Prioritize Your Next Experiment with a Positioning Grid

Stop debating features. Use a positioning grid to focus your team on the highest-impact move. Turn competitor noise into a clear bet.

Who This Helps

This is for Product Managers in the Market Intelligence & Positioning program who are stuck in endless 'what if' debates. You have a pile of product questions and need one measurable decision to rally the team around.

Mini Case

Zaid's team was debating three different feature bets based on competitor chatter. They spent 3 weeks going in circles. He built a simple positioning grid in 90 minutes, scoring each option against core customer criteria.

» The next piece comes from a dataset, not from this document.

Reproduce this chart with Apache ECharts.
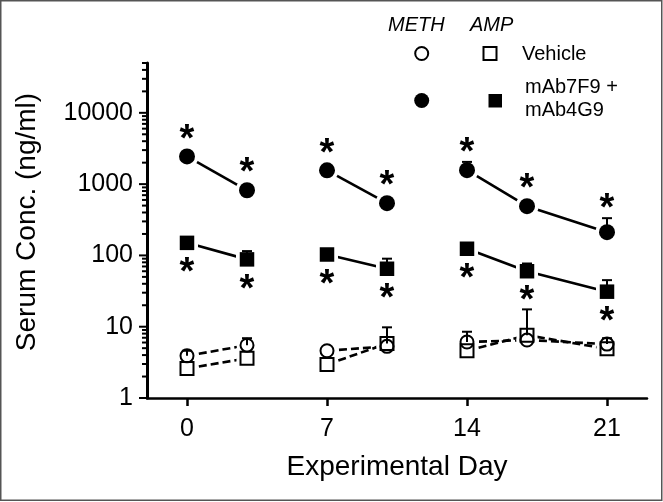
<!DOCTYPE html>
<html>
<head>
<meta charset="utf-8">
<script src="https://cdn.jsdelivr.net/npm/echarts@6/dist/echarts.min.js"></script>
<style>
html,body{margin:0;padding:0;background:#fff;}
#chart{width:663px;height:502px;}
</style>
</head>
<body>
<div id="chart"></div>
<script>
// ---- data ----
const days = [0, 3, 7, 10, 14, 17, 21];
const weekGroup = [0, 0, 1, 1, 2, 2, 2];
const methMab = [2450, 820, 1560, 540, 1570, 490, 212];
const ampMab = [150, 88, 103, 65, 124, 60, 31];
const methVeh = [3.9, 5.5, 4.6, 5.3, 6.1, 6.5, 5.7];
const ampVeh = [2.6, 3.6, 2.95, 5.8, 4.6, 7.6, 4.9];
// upper end of error bars (null = hidden / not visible)
const methMabErrTop = [null, null, null, null, 2050, null, 333];
const ampMabErrTop = [null, 115, null, 90, null, 77, 45];
const methVehErrTop = [4.6, 6.9, null, null, 8.5, null, 6.9];
const ampVehErrTop = [null, null, null, 9.8, null, 17.5, null];
const xTicks = [0, 7, 14, 21];
const yMin = 1, yMax = 50000;
const xMin = -2, xMax = 23;

const FONT = '"Liberation Sans", Arial, Helvetica, sans-serif';

// y-axis ticks (major = powers of ten, minor = 2..9 x 10^n)
const yTickData = [];
for (let p = 0; p <= 4; p++) {
  for (let m = 1; m <= 9; m++) {
    const v = m * Math.pow(10, p);
    if (v <= yMax) yTickData.push([v, m === 1 ? 1 : 0]);
  }
}

function pairs(vals) { return days.map((d, i) => [d, vals[i]]); }

function lineSeriesFor(vals, dashed) {
  const out = [];
  const groups = [...new Set(weekGroup)];
  groups.forEach(g => {
    const data = [];
    days.forEach((d, i) => { if (weekGroup[i] === g) data.push([d, vals[i]]); });
    out.push({
      type: 'line', data: data, symbol: 'none', z: 1, silent: true,
      lineStyle: { color: '#000', width: 2.6, type: dashed ? [8, 4] : 'solid' },
      animation: false
    });
  });
  return out;
}

function haloSeries(vals, symbol, size) {
  return {
    type: 'scatter', data: pairs(vals), symbol: symbol, symbolSize: size, z: 2,
    itemStyle: { color: '#fff', opacity: 1 }, silent: true, animation: false
  };
}

function errSeries(vals, tops) {
  const data = [];
  days.forEach((d, i) => { if (tops[i] != null) data.push([d, vals[i], tops[i]]); });
  return {
    type: 'custom', z: 3, silent: true, animation: false,
    data: data,
    renderItem: function (params, api) {
      const p0 = api.coord([api.value(0), api.value(1)]);
      const p1 = api.coord([api.value(0), api.value(2)]);
      const cap = 5;
      return {
        type: 'group',
        children: [
          { type: 'line', shape: { x1: p0[0], y1: p0[1], x2: p1[0], y2: p1[1] }, style: { stroke: '#000', lineWidth: 2 } },
          { type: 'line', shape: { x1: p1[0] - cap, y1: p1[1], x2: p1[0] + cap, y2: p1[1] }, style: { stroke: '#000', lineWidth: 2 } }
        ]
      };
    }
  };
}

function markerSeries(vals, symbol, size, filled) {
  return {
    type: 'scatter', data: pairs(vals), symbol: symbol, symbolSize: size, z: 4,
    itemStyle: filled ? { color: '#000', opacity: 1 } : { color: 'rgba(0,0,0,0)', borderColor: '#000', borderWidth: 2, opacity: 1 },
    silent: true, animation: false
  };
}

// asterisks: above circles (clear of error bars), below squares
function starSeries(vals, tops, above) {
  const data = days.map((d, i) => [d, vals[i], tops[i] != null ? tops[i] : vals[i]]);
  return {
    type: 'custom', z: 5, silent: true, animation: false,
    data: data,
    renderItem: function (params, api) {
      const c = api.coord([api.value(0), api.value(1)]);
      const t = api.coord([api.value(0), api.value(2)]);
      let y;
      if (above) y = Math.min(c[1] - 25, t[1] - 17);
      else y = c[1] + 22;
      const fs = 38;
      return {
        type: 'text',
        style: { text: '*', x: c[0], y: y + 0.23 * fs, align: 'center', verticalAlign: 'middle', font: 'bold ' + fs + 'px ' + FONT, fill: '#000' }
      };
    }
  };
}

const yTickSeries = {
  type: 'custom', z: 5, silent: true, animation: false, clip: false,
  data: yTickData.map(t => [xMin, t[0], t[1]]),
  renderItem: function (params, api) {
    const p = api.coord([api.value(0), api.value(1)]);
    const len = api.value(2) ? 8 : 5;
    return { type: 'line', shape: { x1: p[0] - len, y1: p[1], x2: p[0], y2: p[1] }, style: { stroke: '#000', lineWidth: 2 } };
  }
};

const series = [].concat(
  lineSeriesFor(methMab, false),
  lineSeriesFor(ampMab, false),
  lineSeriesFor(methVeh, true),
  lineSeriesFor(ampVeh, true),
  [
    haloSeries(methMab, 'circle', 23),
    haloSeries(ampMab, 'rect', 22),
    haloSeries(methVeh, 'circle', 21),
    haloSeries(ampVeh, 'rect', 21),
    errSeries(methMab, methMabErrTop),
    errSeries(ampMab, ampMabErrTop),
    errSeries(methVeh, methVehErrTop),
    errSeries(ampVeh, ampVehErrTop),
    markerSeries(methMab, 'circle', 16, true),
    markerSeries(ampMab, 'rect', 14.5, true),
    markerSeries(methVeh, 'circle', 13, false),
    markerSeries(ampVeh, 'rect', 13, false),
    starSeries(methMab, methMabErrTop, true),
    starSeries(ampMab, ampMabErrTop, false),
    yTickSeries
  ]
);

const chart = echarts.init(document.getElementById('chart'), null, { renderer: 'canvas' });
chart.setOption({
  animation: false,
  backgroundColor: '#fff',
  grid: { left: 147, right: 16, top: 63, bottom: 104, containLabel: false },
  xAxis: {
    type: 'value', min: xMin, max: xMax,
    axisLine: { show: true, onZero: false, lineStyle: { color: '#000', width: 2.5 } },
    axisTick: { show: true, length: 8, customValues: xTicks, lineStyle: { color: '#000', width: 2.5 } },
    axisLabel: { customValues: xTicks, margin: 19, fontSize: 25, color: '#000', fontFamily: FONT },
    splitLine: { show: false },
    name: 'Experimental Day', nameLocation: 'middle', nameGap: 55,
    nameTextStyle: { fontSize: 28, color: '#000', fontFamily: FONT }
  },
  yAxis: {
    type: 'log', logBase: 10, min: yMin, max: yMax,
    axisLine: { show: true, onZero: false, lineStyle: { color: '#000', width: 3 } },
    axisTick: { show: false },
    axisLabel: {
      margin: 14, fontSize: 25, color: '#000', fontFamily: FONT,
      showMaxLabel: false,
      formatter: function (v) {
        const l = Math.log10(v);
        if (Math.abs(l - Math.round(l)) < 1e-6) return String(Math.round(Math.pow(10, Math.round(l))));
        return '';
      }
    },
    splitLine: { show: false },
    minorTick: { show: false }
  },
  graphic: [
    { type: 'rect', shape: { x: 0.75, y: 0.75, width: 661, height: 499.5 }, style: { fill: 'none', stroke: '#555', lineWidth: 1.5 }, z: 100 },
    { type: 'text', x: 27, y: 222, rotation: Math.PI / 2, style: { text: 'Serum Conc. (ng/ml)', font: '28px ' + FONT, fill: '#000', align: 'center', verticalAlign: 'middle' } },
    { type: 'text', x: 388, y: 25, style: { text: 'METH', font: 'italic 20px ' + FONT, fill: '#000', align: 'left', verticalAlign: 'middle' } },
    { type: 'text', x: 470, y: 25, style: { text: 'AMP', font: 'italic 20px ' + FONT, fill: '#000', align: 'left', verticalAlign: 'middle' } },
    { type: 'circle', shape: { cx: 421.7, cy: 53.5, r: 6.5 }, style: { fill: 'none', stroke: '#000', lineWidth: 2 } },
    { type: 'rect', shape: { x: 483.5, y: 47, width: 13, height: 13 }, style: { fill: 'none', stroke: '#000', lineWidth: 2 } },
    { type: 'text', x: 522, y: 54, style: { text: 'Vehicle', font: '20px ' + FONT, fill: '#000', align: 'left', verticalAlign: 'middle' } },
    { type: 'circle', shape: { cx: 421.7, cy: 100.5, r: 7.5 }, style: { fill: '#000' } },
    { type: 'rect', shape: { x: 488.5, y: 94, width: 13.5, height: 13.5 }, style: { fill: '#000' } },
    { type: 'text', x: 525, y: 87, style: { text: 'mAb7F9 +', font: '20px ' + FONT, fill: '#000', align: 'left', verticalAlign: 'middle' } },
    { type: 'text', x: 525, y: 110.5, style: { text: 'mAb4G9', font: '20px ' + FONT, fill: '#000', align: 'left', verticalAlign: 'middle' } }
  ],
  series: series
});
</script>
</body>
</html>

The grid showed one option had a 40% higher alignment score with their ideal customer profile. That became the next experiment. The other two ideas went into the backlog, no hard feelings.

Do This Now (5 Steps)

  1. Grab your notes from the Competitor Claim Audit mission. You've already separated evidence from noise.
  2. List your top 3-4 potential product moves or experiments on a whiteboard or doc.
  3. Down the left side, list 5-7 criteria your ideal customer cares about most. Use your ICP Wedge Choice work here.
  4. Score each move (1-5) on how well it addresses each criterion. Be brutally honest.
  5. Tally the scores. The highest number wins. That's your next experiment. Seriously, just pick it.

Avoid These Traps

  • Don't add 20 criteria. More than seven and you'll overcomplicate it. Keep it simple.
  • Don't let the loudest voice in the room override the scores. The grid is the referee.
  • Don't ignore a low-scoring area if it's a critical customer need. That's a sign to rethink the move.
  • Don't spend more than two hours building the first version. This is a tool for deciding, not a work of art.
  • Don't forget to use your Win-Loss Evidence Cut to validate your criteria. Real data beats opinions.
  • Don't try to make the scores perfect. A directionally correct decision now is better than a perfect one next quarter.
  • Don't hide the grid. Share it with your team so everyone sees why you're choosing this path.
  • Don't let 'shiny object syndrome' add new moves mid-scoring. Lock the list first.

Your Win by Friday

By Friday, you will have one prioritized experiment, backed by your positioning grid. You'll stop the team debates with a clear, visual rationale. You'll present the chosen move in your next sprint planning with confidence, knowing it focuses effort on the highest-impact opportunity. Your superpower is turning noise into a 'go' decision. Time to use it.